13 Jun 2012
Tomoya Okazaki is a troubled young man in his third year of high school. With deep family issues and a resentful outlook on life, he's cynical and distant. After a fateful meeting with a young girl in his year who's repeating her classes due to illness, he finds his outlook on life beginning to change.
Based on a visual novel, Clannad is nothing if not slow to get off the starting blocks. The first few episodes are more like a disjointed four-panel manga, with short events taking place in a very odd order. Because of this, the anime comes across as stilted early on, but as the series progresses it finds a pleasing stride.
Joining Tomoya and his new friend Nagisa are a host of oddballs - Tomoyo Sakagami is a rough tomboy trying to become more ladylike, thwarted at every turn by Tomaya's dim best friend, Yuhei. Kotomi Ichinose is a gifted student who likes to read barefoot in the library, and Fuko Ibuki is a first year with a strong love of starfish and a tragic past. The anime revolves around the lives of these characters and how their interactions deeply affect each other.

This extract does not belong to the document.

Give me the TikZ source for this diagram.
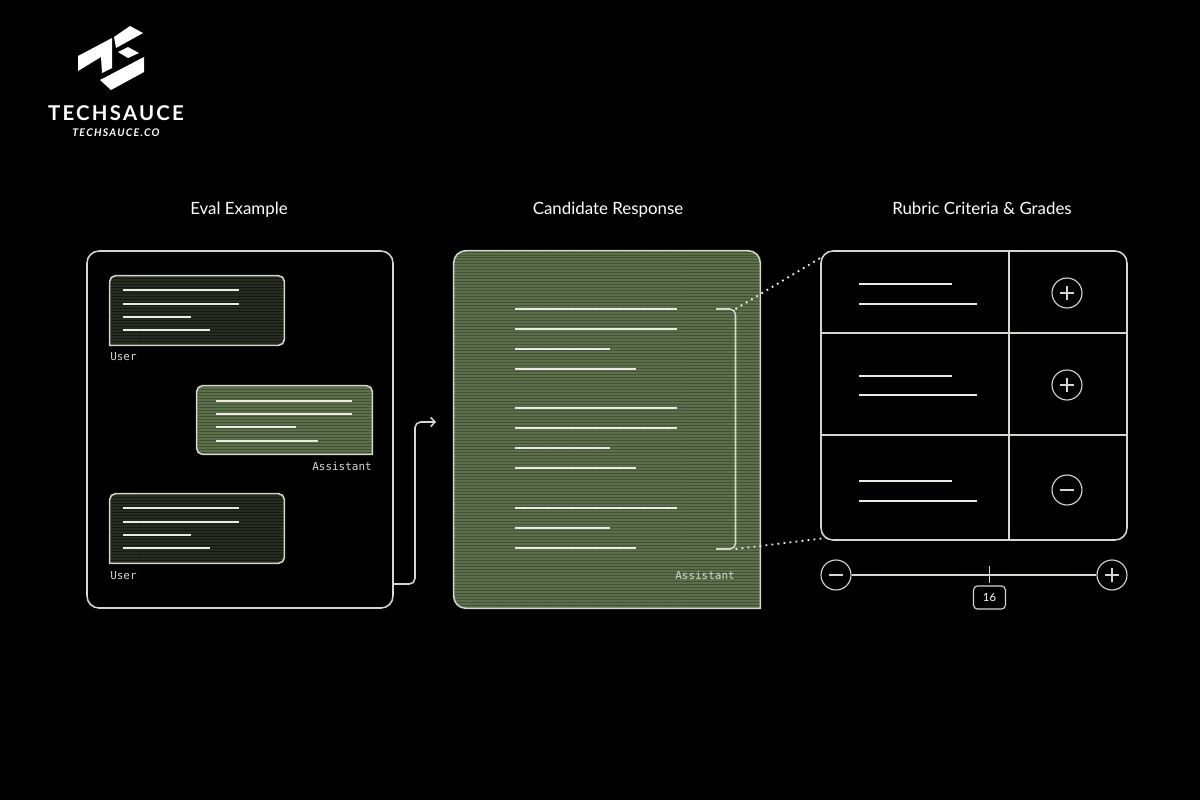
\documentclass[tikz,border=0pt]{standalone}
\usepackage{xcolor}
\usepackage{fontspec}
\setmainfont{Lato}
\setmonofont{DejaVu Sans Mono}
\usetikzlibrary{patterns.meta, arrows.meta}
\definecolor{bggreen}{HTML}{5C6E4A}
\definecolor{bgstripe}{HTML}{414F35}
\definecolor{dkgreen}{HTML}{272C23}
\definecolor{dkstripe}{HTML}{14180F}
\definecolor{edgeline}{HTML}{D4D7CE}
\definecolor{textline}{HTML}{E9EBE4}
\tikzset{
  heading/.style={text=white, font=\fontsize{12pt}{14pt}\selectfont, inner sep=0pt, anchor=base},
  role/.style={text=edgeline, font=\ttfamily\fontsize{7.8pt}{9pt}\selectfont, inner sep=0pt},
  slot/.style 2 args={inner sep=0pt, minimum width=#1, minimum height=#2},
  txt/.style={draw=textline, line width=1.4pt},
  frame/.style={draw=edgeline, line width=1.1pt},
  hatchdark/.style={preaction={fill=dkgreen}, preaction={pattern={Lines[distance=2.13pt,angle=0,line width=0.7pt]}, pattern color=dkstripe}},
  hatchlight/.style={preaction={fill=bggreen}, preaction={pattern={Lines[distance=2.13pt,angle=0,line width=0.7pt]}, pattern color=bgstripe}},
  roundbtn/.style={circle, draw=edgeline, line width=0.8pt, fill=black, minimum size=7.5mm, inner sep=0pt},
  plusbtn/.style={roundbtn, path picture={\draw[frame] ([xshift=-1.75mm]path picture bounding box.center) -- ([xshift=1.75mm]path picture bounding box.center); \draw[frame] ([yshift=-1.75mm]path picture bounding box.center) -- ([yshift=1.75mm]path picture bounding box.center);}},
  minusbtn/.style={roundbtn, path picture={\draw[frame] ([xshift=-1.75mm]path picture bounding box.center) -- ([xshift=1.75mm]path picture bounding box.center);}},
  dotline/.style={draw=textline, line width=1.3pt, dash pattern=on 1.3pt off 3pt},
}
% user bubble outline, square at the lower left
\newcommand{\usershape}[1]{\draw[frame, hatchdark] (#1.west) [rounded corners=4pt] -- (#1.north west) -- (#1.north east) -- (#1.south east) [sharp corners] -- (#1.south west) -- cycle;}
\begin{document}
\begin{tikzpicture}[x=0.25mm, y=-0.25mm]
  \useasboundingbox (0,0) rectangle (1200,800);
  \fill[black] (0,0) rectangle (1200,800);

  % Logo
  \fill[white] (78,56) -- (112,38) -- (112,68) -- (102,73) -- (101,57) -- (78,71) -- cycle;
  \fill[white] (114,37) -- (130,26) -- (143,33) -- (116,48) -- cycle;
  \fill[white] (118,52) -- (128,47) -- (139,53) -- (128,58) -- cycle;
  \fill[white] (100,80) -- (144,57) -- (144,72) -- (111,90) -- cycle;
  \node[text=white, inner sep=0pt, font=\bfseries\addfontfeature{LetterSpace=11}\fontsize{14.5pt}{16pt}\selectfont] (brand) at (116,113) {TECHSAUCE};
  \node[text=white, inner sep=0pt, font=\bfseries\itshape\addfontfeature{LetterSpace=12}\fontsize{7.5pt}{9pt}\selectfont] (site) at (116,133) {TECHSAUCE.CO};

  % Headings
  \node[heading] (evalhead) at (239,214) {Eval Example};
  \node[heading] (resphead) at (608,214) {Candidate Response};
  \node[heading] (rubrichead) at (982,214) {Rubric Criteria \& Grades};

  % Eval panel
  \node[slot={76.5mm}{89.25mm}, frame, rounded corners=3mm] (eval) at (240,429.5) {};
  \node[slot={43.5mm}{17.25mm}] (user1) at (197,310.5) {};
  \node[slot={43.75mm}{17mm}] (bot1) at (284.5,420) {};
  \node[slot={43.5mm}{17.25mm}] (user2) at (197,528.5) {};
  \usershape{user1}
  \usershape{user2}
  \draw[frame, hatchlight] (bot1.west) [rounded corners=4pt] -- (bot1.north west) -- (bot1.north east) [sharp corners] -- (bot1.south east) [rounded corners=4pt] -- (bot1.south west) -- cycle;
  \node[role, anchor=west] (userlab1) at (110,356.5) {User};
  \node[role, anchor=east] (botlab1) at (372,466) {Assistant};
  \node[role, anchor=west] (userlab2) at (110,575.5) {User};
  \foreach \y/\e in {290/239, 304/239, 317/191, 330/210, 508/239, 522/239, 535/191, 548/210}
    \draw[txt] (123,\y) -- (\e,\y);
  \foreach \y/\e in {401/352, 414/352, 427/296, 441/318}
    \draw[txt] (216,\y) -- (\e,\y);

  % Connector
  \coordinate (tip) at (436,422);
  \draw[frame, -{Straight Barb[length=3pt,width=6.5pt]}, rounded corners=4pt] (eval.east |- 0,584) -- (415,584) -- (415,422) -- (tip);

  % Response panel
  \node[slot={76.5mm}{89.25mm}] (resp) at (607,429.5) {};
  \draw[frame, hatchlight] (resp.west) [rounded corners=3mm] -- (resp.north west) -- (resp.north east) [sharp corners] -- (resp.south east) [rounded corners=3mm] -- (resp.south west) -- cycle;
  \foreach \y/\e in {309/677, 329/677, 349/610, 369/636, 408/677, 428/677, 448/610, 468/636, 508/677, 528/610, 548/636}
    \draw[txt] (515,\y) -- (\e,\y);
  \node[role, anchor=east] (resplab) at (735,575.5) {Assistant};
  \coordinate (brtop) at (735.5,309);
  \coordinate (brbot) at (735.5,549);
  \draw[frame, rounded corners=4pt] (716,309) -- (brtop) -- (brbot) -- (716,549);

  % Rubric
  \node[slot={76.5mm}{72.25mm}, frame, rounded corners=3mm] (rubric) at (974,395.5) {};
  \coordinate (rubtop) at (822,257);
  \coordinate (rubbot) at (826,538);
  \draw[dotline] (brtop) -- (rubtop);
  \draw[dotline] (brbot) -- (rubbot);
  \draw[frame] (rubric.west |- 0,333) -- (rubric.east |- 0,333);
  \draw[frame] (rubric.west |- 0,435) -- (rubric.east |- 0,435);
  \draw[frame] (1009,251) -- (1009,540);
  \foreach \y/\e in {284/952, 304/977, 376/952, 395/977, 481/952, 501/977}
    \draw[txt] (859,\y) -- (\e,\y);
  \node[plusbtn] (gradeA) at (1067,293) {};
  \node[plusbtn] (gradeB) at (1067,385) {};
  \node[minusbtn] (gradeC) at (1067,490) {};

  % Scale
  \node[minusbtn] (minus) at (836,575) {};
  \node[plusbtn] (plus) at (1112,575) {};
  \draw[frame] (minus) -- (plus);
  \node[slot={8mm}{5.75mm}, draw=edgeline, line width=0.8pt, rounded corners=1mm, text=white, font=\fontsize{8pt}{9pt}\selectfont] (score) at (989.5,597.5) {16};
  \draw[frame] (score.north |- 0,566) -- (score.north |- 0,583);
\end{tikzpicture}
\end{document}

In fact, it seems pretty much everyone in Clannad has some tragedy in their lives, and if you're not prepared to become emotionally attached, you'll find the series pretty draining. The slow pace and background melancholy are thankfully kept at bay by some lighter moments, but Clannad is designed with tissue sales in mind, so have plenty ready if you want to invest your time here.
Because of the heavy emotional core of the series, subtitles are the way to go here. The dub is okay, but doesn't manage to capture the depth of the Japanese soundtrack.
Visually, Clannad is lovely. From the whimsical opening credits to the core animation, everything is sharp, smooth and attractive. In a world of giant mecha and slimy monsters, it's nice to be reminded that the everyday can be breathtaking too.
These twelve episodes only capture the first quarter of the Clannad story; the After Story arc is actually even more draining and you'll be needing a bathtub for the tears once those volumes get released; for now however, Clannad remains an engaging, often humorous look at the lives of people for whom tragedy is an ever-present facet of their lives. The level of investment you're prepared to put into that world will determine what you get out of it.